How do you plant a church in a place where people have no concept of church?
That sounds like a real opportunity. When the word ‘church’ means boring, irrelevant and outdated, how do you do church? When most people are concerned about their health, making ends meet, the security of their friends and family and getting through the day, what does God and the church have to do with that?
At Ackroydon Community Church we have made lots of mistakes, but we are happy to learn from our failures, keep seeking God for direction and help people find Jesus along the way.
Ackroydon Church started organically through a number of local events and community groups. In 2011, a play group began for local families; in 2014, Open House, an elderly social club began to combat social isolation; in 2017, Brainboosters, a homework club, began for local children. Simultaneously, a number of people began walking around and praying for the area. We began to meet monthly for ‘Breakfast Church’ in 2015, and in 2016 we began meeting weekly for church services.
Then 2017, in partnership with St Michael’s Church Southfields, Ackroydon Church was awarded a Bishop’s Mission Order from the Bishop of Southwark to minister on the Ackroydon Estate. Alongside this official recognition of us as a church by the Church of England, a significant step that emerged from a week of 24-7 prayer in 2018 was beginning a community lunch after our service each month. Then in Spring of 2019, we fundamentally altered our whole approach to church. Very few people from the community came, or if they did, they left once the service started.
Instead of ‘serving people coffee at church’, we began ‘serving people church at lunch’. Consequently, we developed a home group-style church service before lunch. People began coming to lunch, hearing about prayer and the Bible. Then something amazing happened, more and more people would come early for lunch so they could come to the service too.
Where is the church now?
Since 2023, the church has grown significantly in number and spiritual depth on a Sunday and in our mid-week activities. We have had many new families join our congregation which has been a massive blessing. We now hold a service in the hall every Sunday with a live worship band, interactive talk and moments for prayer, reflection and meeting with God. We recently have developed a Ackroydon Kids Team to provide the growing number of children who come on a Sunday with their own fun, faith-centred activities during the service.

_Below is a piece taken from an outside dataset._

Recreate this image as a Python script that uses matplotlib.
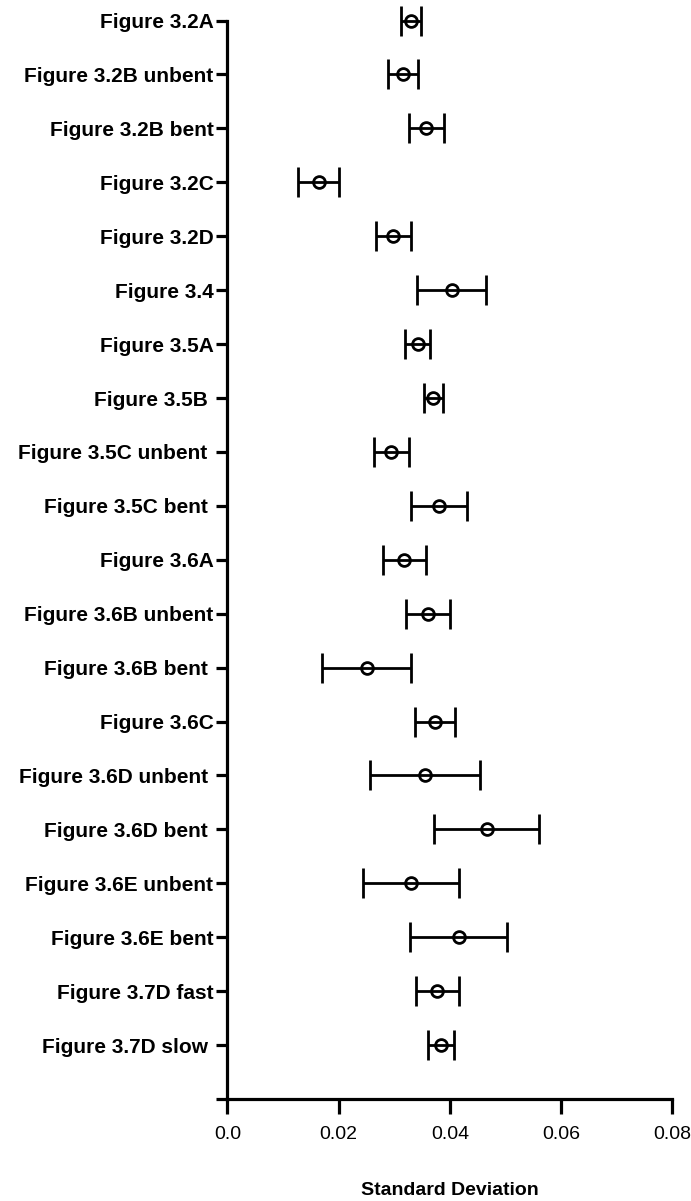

In 2025, we launched an All-Age Service on the first Sunday of each month. This service has grown so rapidly that it has outgrown the downstairs hall where we normally meet on a Sunday and instead meets in the larger upstairs hall. This service now regularly exceeds 50 people and comprises of action songs, games, a child-friendly talk and craft.
Although Ackroydon Church has continued to develop and change through the years, many things have stayed the same. At Ackroydon Church, we still prioritise eating together after every Sunday service. We still see this post-service lunch as crucial to developing community, connection and friendship. We still look to encourage and empower the estate community to be part of church and be part of making a difference on Ackroydon estate. And the church still feels a little like the early church: vibrant, close and deeply reliant on Jesus to sustain it.
“They followed a daily discipline of worship in the Temple followed by meals at home, every meal a celebration, exuberant and joyful, as they praised God. People in general liked what they saw. Every day their number grew as God added those who were saved.”